I also think that because I follow the rules people are going to rise up and call me blessed, and that God will give me all the rewards I deserve, because I am a good girl who…while not perfect…at least tries her darnedest to do right.
If you read the description for ISTJs you know that one our flaws is having expectations which are on the high side. That’s me…right here…Ms. High Expectations. I could be the poster child.
So, here I sit at forty and find that I’m frustrated and disillusioned with everyone and everything…and I hate to say that sometimes God gets lumped into all of that.
This morning my pastor was preaching on having your eyes on the wrong things, being too self centered, and how Christian Americans are even more prone to those things than secular or non-Christian folks. Most of us tend to take every attack on Christian values as being personal when the attack is on God himself. It really made me think.

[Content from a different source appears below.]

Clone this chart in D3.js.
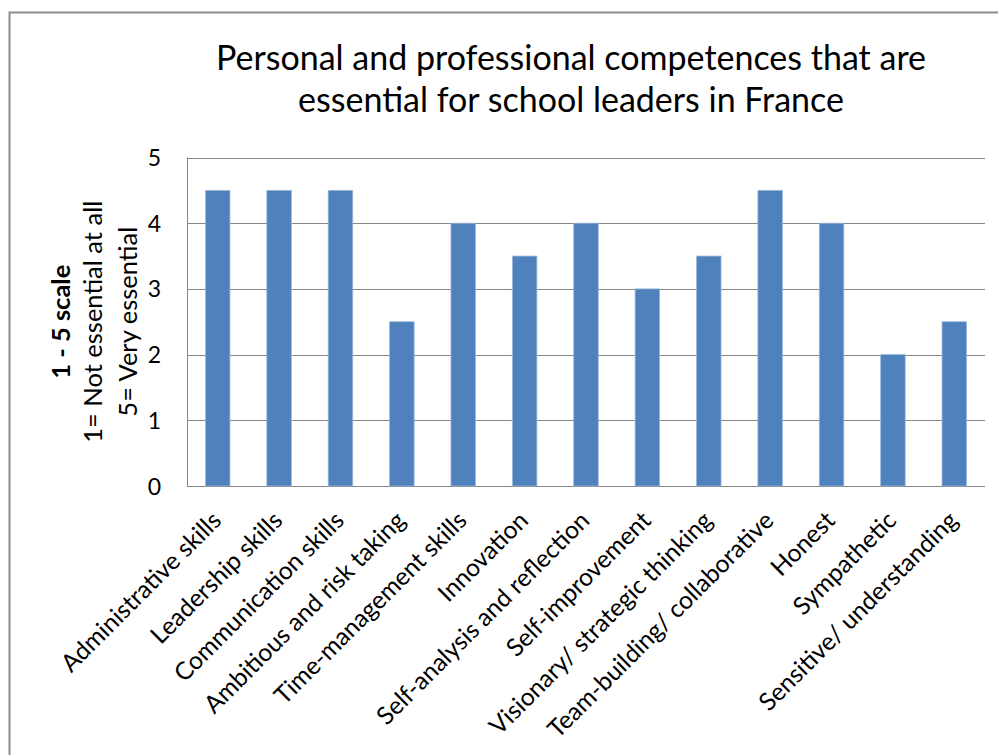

These last several months I have seen many people not playing by the rules, Christians being very unchristian, and people who I perceive are being blessed even though they have behaved very badly.
The worst part of it all is that I’ve taken it personally when it’s not about me at all. It’s about God and how he’s working…even though downright evil folks…to advance His Kingdom. If you look at everything happening in the world through self-centered eyes then you are going to see all the bad things and think God has lost control, or equally as bad, that God is somehow picking on you.
That, my friends, has been my sin. The sin of self-centered-ness and anger and the egocentric thinking that everything that has happened in the last few months has been directed or aimed at me personally.
I leave you with some verses (Actually a whole Psalm…Psalm 2) to think about. This is the scripture my pastor used today which read in the context of what is happening in the world today is very eye-opening:
Psalm 2 (New International Version)
1 Why do the nations conspire
and the peoples plot in vain?
2 The kings of the earth take their stand
and the rulers gather together
against the LORD
and against his Anointed One. [b]
3 “Let us break their chains,” they say,
“and throw off their fetters.”
4 The One enthroned in heaven laughs;
the Lord scoffs at them.
5 Then he rebukes them in his anger
and terrifies them in his wrath, saying,
6 “I have installed my King [c]
on Zion, my holy hill.”
7 I will proclaim the decree of the LORD :
He said to me, “You are my Son [d] ;
today I have become your Father. [e]
8 Ask of me,
and I will make the nations your inheritance,
the ends of the earth your possession.
9 You will rule them with an iron scepter [f] ;
you will dash them to pieces like pottery.”
10 Therefore, you kings, be wise;
be warned, you rulers of the earth.
11 Serve the LORD with fear
and rejoice with trembling.
12 Kiss the Son, lest he be angry
and you be destroyed in your way,
for his wrath can flare up in a moment.
Blessed are all who take refuge in him.